How to get field of nested numpy structured array (advanced indexing)

Solution 1:

I don't know if displaying the resulting array helps you visualize the nesting or not.

In [279]: c = [('x','f8'),('y','f8')]
     ...: A = [('data_string','|S20'),('data_val', c, 2)]
     ...: arr = np.zeros(2, dtype=A)
In [280]: arr
Out[280]: 
array([(b'', [(0., 0.), (0., 0.)]), (b'', [(0., 0.), (0., 0.)])],
      dtype=[('data_string', 'S20'), ('data_val', [('x', '<f8'), ('y', '<f8')], (2,))])

Note how the nesting of () and [] reflects the nesting of the fields.

arr.dtype only has direct access to the top level field names:

In [281]: arr.dtype.names
Out[281]: ('data_string', 'data_val')
In [282]: arr['data_val']
Out[282]: 
array([[(0., 0.), (0., 0.)],
       [(0., 0.), (0., 0.)]], dtype=[('x', '<f8'), ('y', '<f8')])

But having accessed one field, we can then look at its fields:

In [283]: arr['data_val'].dtype.names
Out[283]: ('x', 'y')
In [284]: arr['data_val']['x']
Out[284]: 
array([[0., 0.],
       [0., 0.]])

Record number indexing is separate, and can be multidimensional in the usual sense:

In [285]: arr[1]['data_val']['x'] = [1,2]
In [286]: arr[0]['data_val']['y'] = [3,4]
In [287]: arr
Out[287]: 
array([(b'', [(0., 3.), (0., 4.)]), (b'', [(1., 0.), (2., 0.)])],
      dtype=[('data_string', 'S20'), ('data_val', [('x', '<f8'), ('y', '<f8')], (2,))])

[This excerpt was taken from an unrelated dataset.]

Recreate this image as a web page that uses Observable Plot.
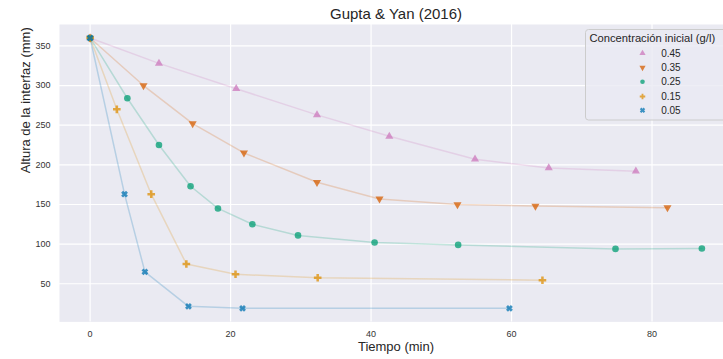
<!DOCTYPE html>
<html>
<head>
<meta charset="utf-8">
<script src="https://cdn.jsdelivr.net/npm/d3@7"></script>
<script src="https://cdn.jsdelivr.net/npm/@observablehq/plot@0.6"></script>
<style>
  html, body { margin: 0; padding: 0; background: #fff; overflow: hidden; }
  #wrap { position: relative; width: 723px; height: 359px; overflow: hidden; font-family: "Liberation Sans", Arial, sans-serif; }
  #wrap > svg:first-child { max-width: none !important; }
  #legend { position: absolute; left: 584.5px; top: 29px; }
</style>
</head>
<body>
<div id="wrap"></div>
<script>
// Settling tests: interface height (mm) vs time (min) for each initial concentration
const concentrations = ["0.45", "0.35", "0.25", "0.15", "0.05"];

const t045 = [0, 9.8, 20.8, 32.3, 42.6, 54.8, 65.3, 77.7];
const h045 = [360, 328, 296, 263, 236, 207, 196, 192];

const t035 = [0, 7.6, 14.6, 21.9, 32.3, 41.2, 52.3, 63.4, 82.2];
const h035 = [360, 300, 252, 215, 178, 157, 150, 148, 146];

const t025 = [0, 5.3, 9.8, 14.3, 18.2, 23.1, 29.6, 40.5, 52.4, 74.8, 87.1];
const h025 = [360, 284, 225, 173, 145, 125, 111, 102, 99, 94, 94.5];

const t015 = [0, 3.8, 8.7, 13.7, 20.7, 32.4, 64.4];
const h015 = [360, 270, 163, 75, 62, 57.5, 54.5];

const t005 = [0, 4.9, 7.8, 14.0, 21.7, 59.7];
const h005 = [360, 163, 65, 21.5, 19, 19];

const xTicks = [0, 20, 40, 60, 80];
const yTicks = [50, 100, 150, 200, 250, 300, 350];

const palette = ["#cc78bc", "#d55e00", "#029e73", "#de8f05", "#0173b2"];

// Custom filled marker shapes
const triangleDown = {
  draw(c, size) {
    const y = -Math.sqrt(size / (Math.sqrt(3) * 3));
    c.moveTo(0, -2 * y);
    c.lineTo(-Math.sqrt(3) * y, y);
    c.lineTo(Math.sqrt(3) * y, y);
    c.closePath();
  }
};
const filledX = {
  draw(c, size) {
    const a = Math.sqrt(size / 5) / 2 * 1.2; // half arm width
    const b = 2.5 * a;                       // arm reach
    const pts = [[-a, -b], [a, -b], [a, -a], [b, -a], [b, a], [a, a],
                 [a, b], [-a, b], [-a, a], [-b, a], [-b, -a], [-a, -a]];
    const k = Math.SQRT1_2;
    pts.forEach(([px, py], i) => {
      const rx = (px - py) * k, ry = (px + py) * k;
      i ? c.lineTo(rx, ry) : c.moveTo(rx, ry);
    });
    c.closePath();
  }
};

const series = [
  {key: concentrations[0], t: t045, h: h045, color: palette[0], symbol: d3.symbolTriangle, r: 3.0},
  {key: concentrations[1], t: t035, h: h035, color: palette[1], symbol: triangleDown, r: 3.0},
  {key: concentrations[2], t: t025, h: h025, color: palette[2], symbol: d3.symbolCircle, r: 3.3},
  {key: concentrations[3], t: t015, h: h015, color: palette[3], symbol: d3.symbolCross, r: 3.2},
  {key: concentrations[4], t: t005, h: h005, color: palette[4], symbol: filledX, r: 2.9}
];

const tables = series.map(s => s.t.map((t, i) => ({conc: s.key, t, h: s.h[i]})));

const lineMarks = series.map((s, i) =>
  Plot.line(tables[i], {x: "t", y: "h", stroke: s.color, strokeOpacity: 0.22, strokeWidth: 1.5})
);
const dotMarks = series.map((s, i) =>
  Plot.dot(tables[i], {x: "t", y: "h", symbol: s.symbol, r: s.r, fill: s.color, fillOpacity: 0.75, stroke: null})
);

const chart = Plot.plot({
  width: 732,
  height: 359,
  marginTop: 24,
  marginBottom: 37.6,
  marginLeft: 59,
  marginRight: 0,
  style: {fontFamily: "'Liberation Sans', Arial, sans-serif", fontSize: "9px", color: "#262626", background: "white", overflow: "visible", maxWidth: "none"},
  x: {domain: [-4.36, 91.46]},
  y: {domain: [1.9, 377]},
  marks: [
    Plot.frame({fill: "#eaeaf2", stroke: "none"}),
    Plot.gridX(xTicks, {stroke: "white", strokeOpacity: 1, strokeWidth: 1.2}),
    Plot.gridY(yTicks, {stroke: "white", strokeOpacity: 1, strokeWidth: 1.2}),
    Plot.axisX(xTicks, {tickSize: 0, tickPadding: 8.5, label: null, fill: "#333"}),
    Plot.axisY(yTicks, {tickSize: 0, tickPadding: 9, label: null, fill: "#333"}),
    ...lineMarks,
    ...dotMarks,
    Plot.text(["Tiempo (min)"], {text: d => d, frameAnchor: "bottom", lineAnchor: "middle", dy: 25.3, fontSize: 13, fill: "#262626"}),
    Plot.text(["Altura de la interfaz (mm)"], {text: d => d, frameAnchor: "left", lineAnchor: "middle", rotate: -90, dx: -34, fontSize: 13, fill: "#262626"}),
    Plot.text(["Gupta & Yan (2016)"], {text: d => d, frameAnchor: "top", lineAnchor: "middle", dy: -10, fontSize: 15, fill: "#262626"})
  ]
});

const wrap = document.getElementById("wrap");
wrap.appendChild(chart);

// Legend box in the upper-right corner of the plot area
const lg = d3.select(wrap).append("svg")
  .attr("id", "legend")
  .attr("width", 150)
  .attr("height", 93)
  .style("font-family", "'Liberation Sans', Arial, sans-serif");

lg.append("rect")
  .attr("x", 0.5).attr("y", 0.5)
  .attr("width", 170).attr("height", 90.5)
  .attr("rx", 3)
  .attr("fill", "#eaeaf2").attr("fill-opacity", 0.8)
  .attr("stroke", "#cccccc").attr("stroke-width", 1);

lg.append("text")
  .attr("x", 4.5).attr("y", 12.6)
  .attr("font-size", 11.2)
  .attr("fill", "#262626")
  .text("Concentración inicial (g/l)");

const rowY = [24.3, 38.6, 52.7, 67.5, 81.3];
series.forEach((s, i) => {
  const g = lg.append("g").attr("transform", `translate(0,${rowY[i]})`);
  g.append("path")
    .attr("transform", "translate(57.5,0)")
    .attr("d", d3.symbol().type(s.symbol).size(Math.PI * 2.3 * 2.3)())
    .attr("fill", s.color).attr("fill-opacity", 0.75);
  g.append("text")
    .attr("x", 76.2).attr("y", 0)
    .attr("dy", "0.35em")
    .attr("font-size", 10)
    .attr("fill", "#262626")
    .text(s.key);
});
</script>
</body>
</html>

Since the data_val field has a (2,) shape, we can mix/match that index with the (2,) shape of arr:

In [289]: arr['data_val']['x']
Out[289]: 
array([[0., 0.],
       [1., 2.]])
In [290]: arr['data_val']['x'][[0,1],[0,1]]
Out[290]: array([0., 2.])
In [291]: arr['data_val'][[0,1],[0,1]]
Out[291]: array([(0., 3.), (2., 0.)], dtype=[('x', '<f8'), ('y', '<f8')])

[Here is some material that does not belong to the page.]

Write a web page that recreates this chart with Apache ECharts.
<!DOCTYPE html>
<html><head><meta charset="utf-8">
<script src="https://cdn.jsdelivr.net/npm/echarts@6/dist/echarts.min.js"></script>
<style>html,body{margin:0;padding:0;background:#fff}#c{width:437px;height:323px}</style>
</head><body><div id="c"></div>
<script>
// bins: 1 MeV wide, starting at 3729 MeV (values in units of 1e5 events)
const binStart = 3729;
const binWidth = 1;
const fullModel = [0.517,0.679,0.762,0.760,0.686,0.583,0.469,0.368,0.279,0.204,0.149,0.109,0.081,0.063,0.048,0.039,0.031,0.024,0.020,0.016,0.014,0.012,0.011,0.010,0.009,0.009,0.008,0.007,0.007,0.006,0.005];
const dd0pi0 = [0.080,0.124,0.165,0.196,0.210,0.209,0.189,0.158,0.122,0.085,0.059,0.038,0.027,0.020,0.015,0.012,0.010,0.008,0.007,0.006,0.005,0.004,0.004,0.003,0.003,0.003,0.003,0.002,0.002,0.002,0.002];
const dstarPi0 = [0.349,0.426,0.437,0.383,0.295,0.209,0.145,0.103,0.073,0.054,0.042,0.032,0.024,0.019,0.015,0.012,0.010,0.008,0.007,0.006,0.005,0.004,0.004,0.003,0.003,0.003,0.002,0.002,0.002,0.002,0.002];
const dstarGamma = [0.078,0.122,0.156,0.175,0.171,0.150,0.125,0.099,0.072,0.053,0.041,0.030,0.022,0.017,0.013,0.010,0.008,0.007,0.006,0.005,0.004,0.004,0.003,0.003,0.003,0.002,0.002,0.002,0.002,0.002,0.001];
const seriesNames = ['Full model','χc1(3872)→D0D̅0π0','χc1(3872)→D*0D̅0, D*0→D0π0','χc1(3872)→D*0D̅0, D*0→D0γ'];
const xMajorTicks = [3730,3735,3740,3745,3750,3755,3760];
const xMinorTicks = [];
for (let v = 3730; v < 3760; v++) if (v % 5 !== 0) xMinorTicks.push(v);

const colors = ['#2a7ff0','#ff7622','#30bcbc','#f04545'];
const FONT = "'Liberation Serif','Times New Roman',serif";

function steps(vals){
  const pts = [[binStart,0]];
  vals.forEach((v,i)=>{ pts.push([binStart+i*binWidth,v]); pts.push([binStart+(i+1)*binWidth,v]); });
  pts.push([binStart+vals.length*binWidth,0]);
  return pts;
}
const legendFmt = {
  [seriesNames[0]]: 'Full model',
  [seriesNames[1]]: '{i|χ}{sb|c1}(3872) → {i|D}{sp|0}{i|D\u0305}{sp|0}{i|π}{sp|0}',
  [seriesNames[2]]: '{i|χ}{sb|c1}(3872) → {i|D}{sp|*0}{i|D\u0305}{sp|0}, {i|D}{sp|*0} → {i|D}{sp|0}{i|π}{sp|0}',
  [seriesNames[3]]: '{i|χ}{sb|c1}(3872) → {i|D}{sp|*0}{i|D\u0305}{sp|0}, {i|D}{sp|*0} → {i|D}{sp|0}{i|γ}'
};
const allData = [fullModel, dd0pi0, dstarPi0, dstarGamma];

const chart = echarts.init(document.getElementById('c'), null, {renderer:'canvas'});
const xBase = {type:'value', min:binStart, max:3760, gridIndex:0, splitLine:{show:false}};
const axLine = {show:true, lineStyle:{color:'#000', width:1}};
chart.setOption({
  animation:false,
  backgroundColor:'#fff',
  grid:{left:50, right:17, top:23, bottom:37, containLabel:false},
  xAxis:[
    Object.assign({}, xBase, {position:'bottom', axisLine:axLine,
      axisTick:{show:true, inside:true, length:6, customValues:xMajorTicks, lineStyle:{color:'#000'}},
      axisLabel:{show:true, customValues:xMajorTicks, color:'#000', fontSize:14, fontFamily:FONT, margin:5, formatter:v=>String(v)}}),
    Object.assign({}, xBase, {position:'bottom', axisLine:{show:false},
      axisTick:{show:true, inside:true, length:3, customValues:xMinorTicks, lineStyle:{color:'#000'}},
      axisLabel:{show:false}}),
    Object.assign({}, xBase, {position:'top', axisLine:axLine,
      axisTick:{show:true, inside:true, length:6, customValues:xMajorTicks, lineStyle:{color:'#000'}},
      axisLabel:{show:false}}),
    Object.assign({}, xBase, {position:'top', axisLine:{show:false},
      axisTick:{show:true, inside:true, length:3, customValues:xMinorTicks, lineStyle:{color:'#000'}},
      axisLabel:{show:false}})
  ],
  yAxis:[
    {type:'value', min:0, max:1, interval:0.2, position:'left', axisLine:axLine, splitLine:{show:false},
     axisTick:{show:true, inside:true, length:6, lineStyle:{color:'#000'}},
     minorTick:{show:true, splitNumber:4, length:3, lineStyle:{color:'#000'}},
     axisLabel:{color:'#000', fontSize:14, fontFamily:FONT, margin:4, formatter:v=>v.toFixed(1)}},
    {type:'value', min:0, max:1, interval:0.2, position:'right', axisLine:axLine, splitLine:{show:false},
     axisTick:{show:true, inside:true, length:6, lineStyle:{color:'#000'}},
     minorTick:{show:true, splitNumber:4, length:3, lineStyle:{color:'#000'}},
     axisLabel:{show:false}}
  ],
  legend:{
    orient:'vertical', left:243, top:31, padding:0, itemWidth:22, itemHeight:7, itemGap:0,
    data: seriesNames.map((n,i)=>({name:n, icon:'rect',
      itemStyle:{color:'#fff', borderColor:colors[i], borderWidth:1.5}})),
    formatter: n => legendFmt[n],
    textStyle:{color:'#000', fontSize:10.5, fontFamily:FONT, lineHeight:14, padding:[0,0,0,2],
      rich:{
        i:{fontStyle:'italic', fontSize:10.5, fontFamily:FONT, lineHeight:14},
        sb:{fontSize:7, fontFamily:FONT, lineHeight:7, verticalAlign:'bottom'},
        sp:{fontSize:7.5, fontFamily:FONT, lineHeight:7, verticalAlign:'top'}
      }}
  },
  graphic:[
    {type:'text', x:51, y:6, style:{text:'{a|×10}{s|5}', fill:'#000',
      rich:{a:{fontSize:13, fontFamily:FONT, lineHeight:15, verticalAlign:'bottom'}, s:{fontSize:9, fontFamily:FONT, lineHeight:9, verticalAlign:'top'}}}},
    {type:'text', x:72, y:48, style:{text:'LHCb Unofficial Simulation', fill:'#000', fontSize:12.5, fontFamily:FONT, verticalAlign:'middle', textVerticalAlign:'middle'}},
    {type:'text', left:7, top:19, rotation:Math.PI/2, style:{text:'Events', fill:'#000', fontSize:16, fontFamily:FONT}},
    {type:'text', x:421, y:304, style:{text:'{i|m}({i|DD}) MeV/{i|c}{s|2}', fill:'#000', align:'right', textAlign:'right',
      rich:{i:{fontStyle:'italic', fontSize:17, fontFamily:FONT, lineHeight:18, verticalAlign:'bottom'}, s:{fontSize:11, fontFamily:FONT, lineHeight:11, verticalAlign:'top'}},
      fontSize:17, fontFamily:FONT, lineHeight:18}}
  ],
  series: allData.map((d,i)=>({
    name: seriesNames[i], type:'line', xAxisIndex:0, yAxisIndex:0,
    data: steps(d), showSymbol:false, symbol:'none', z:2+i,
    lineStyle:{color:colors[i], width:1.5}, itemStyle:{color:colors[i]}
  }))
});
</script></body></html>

I mentioned that fields indexing is like dict indexing. Note this display of the fields:

In [294]: arr.dtype.fields
Out[294]: 
mappingproxy({'data_string': (dtype('S20'), 0),
              'data_val': (dtype(([('x', '<f8'), ('y', '<f8')], (2,))), 20)})

Each record is stored as a block of 52 bytes:

In [299]: arr.itemsize
Out[299]: 52
In [300]: arr.dtype.str
Out[300]: '|V52'

20 of those are data_string, and 32 are the 2 c fields

In [303]: arr['data_val'].dtype.str
Out[303]: '|V16'

You can ask for a list of fields, and get a special kind of view. Its dtype display is a little different

In [306]: arr[['data_val']]
Out[306]: 
array([([(0., 3.), (0., 4.)],), ([(1., 0.), (2., 0.)],)],
      dtype={'names': ['data_val'], 'formats': [([('x', '<f8'), ('y', '<f8')], (2,))], 'offsets': [20], 'itemsize': 52})

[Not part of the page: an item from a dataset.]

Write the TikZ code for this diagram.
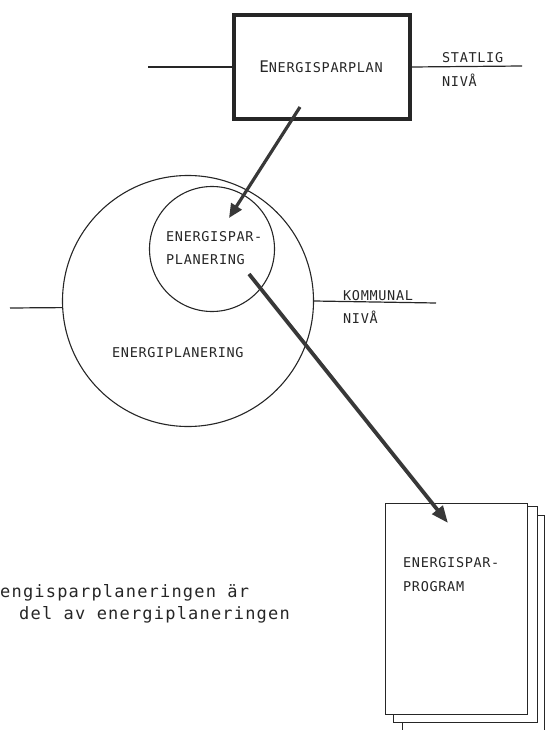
\documentclass[tikz,border=0pt]{standalone}
\usepackage{fontspec}
\newfontfamily\skriv[LetterSpace=5]{DejaVu Sans Mono}
\newfontfamily\skrivstor[LetterSpace=7]{DejaVu Sans Mono}
\newcommand\etikett{\skriv\fontsize{13.5}{16}\selectfont}
\newcommand\brodtext{\skrivstor\fontsize{17}{21}\selectfont}
\usetikzlibrary{arrows.meta}

\begin{document}
\begin{tikzpicture}[
      x=1pt, y=-1pt,
      every node/.style={font=\etikett, text=black!85, inner sep=0pt},
      ram/.style={draw=black!85, line width=3.6pt, minimum width=176pt, minimum height=104pt},
      ring/.style={draw=black!85, line width=1.1pt, circle},
      niva/.style={draw=black!85, line width=1.2pt},
      pil/.style={draw=black!78, line width=3.2pt, -{Triangle[length=14pt, width=12pt]}},
      blad/.style={draw=black!85, line width=1pt, fill=white}
    ]
    \useasboundingbox (0,0) rectangle (545,730);

    % Statlig nivå: ramen med energisparplanen
    \node[ram] (plan) at (322,67) {};
    \node (plantext) at (321,67) {{\fontsize{16}{18}\selectfont E}NERGISPARPLAN};
    \coordinate (sv) at (148,67);
    \coordinate (so) at (522,66);
    \draw[niva] (sv) -- (plan.west);
    \draw[niva] (plan.east) -- (so);
    \node[anchor=base west] (statlig) at (442,63) {STATLIG};
    \node[anchor=base west] (niva1) at (442,87) {NIVÅ};

    % Kommunal nivå: energiplanering med energisparplanering inuti
    \node[ring, minimum size=251pt] (energi) at (188,301) {};
    \node[ring, minimum size=125pt] (spar) at (212,249) {};
    \node[anchor=base west] (spartext) at (166,241) {ENERGISPAR-};
    \node[anchor=base west] (spartext2) at (166,264) {PLANERING};
    \node[anchor=base west] (energitext) at (112,357) {ENERGIPLANERING};
    \coordinate (kv) at (10,308);
    \coordinate (ko) at (436,303);
    \draw[niva] (kv) -- (energi.183);
    \draw[niva] (energi.-0.5) -- (ko);
    \node[anchor=base west] (kommunal) at (343,300) {KOMMUNAL};
    \node[anchor=base west] (niva2) at (343,323) {NIVÅ};

    % Programmet, tre blad
    \draw[blad] (402,515) rectangle (544,740);
    \draw[blad] (393,506) rectangle (537,722);
    \node[blad, minimum width=142pt, minimum height=211pt] (prog) at (456.5,609) {};
    \node[anchor=base west] (progtext) at (403,567) {ENERGISPAR-};
    \node[anchor=base west] (progtext2) at (403,591) {PROGRAM};

    % Pilar
    \coordinate (p1) at (300,107);
    \coordinate (p2) at (229,218);
    \coordinate (p3) at (249,274);
    \coordinate (p4) at (448,523);
    \draw[pil] (p1) -- (p2);
    \draw[pil, line width=3.8pt, -{Triangle[length=17pt, width=13pt]}] (p3) -- (p4);

    % Förklaring
    \node[anchor=base west, font=\brodtext] (rad1) at (0,597) {engisparplaneringen är};
    \node[anchor=base west, font=\brodtext] (rad2) at (19,619) {del av energiplaneringen};
  \end{tikzpicture}
\end{document}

In [311]: arr['data_val'][['y']]
Out[311]: 
array([[(3.,), (4.,)],
       [(0.,), (0.,)]],
      dtype={'names': ['y'], 'formats': ['<f8'], 'offsets': [8], 'itemsize': 16})

Each 'data_val' starts 20 bytes into the 52 byte record. And each 'y' starts 8 bytes into its 16 byte record.

Solution 2:

The statement zeros['data_val'] creates a view into the array, which may already be non-contiguous at that point. You can extract multiple values of x because c is an array type, meaning that x has clearly defined strides and shape. The semantics of the statement zeros[:, 'x'] are very unclear. For example, what happens to data_string, which has no x? I would expect an error; you might expect something else.

The only way I can see the index being simplified, is if you expand c into A directly, sort of like an anonymous structure in C, except you can't do that easily with an array.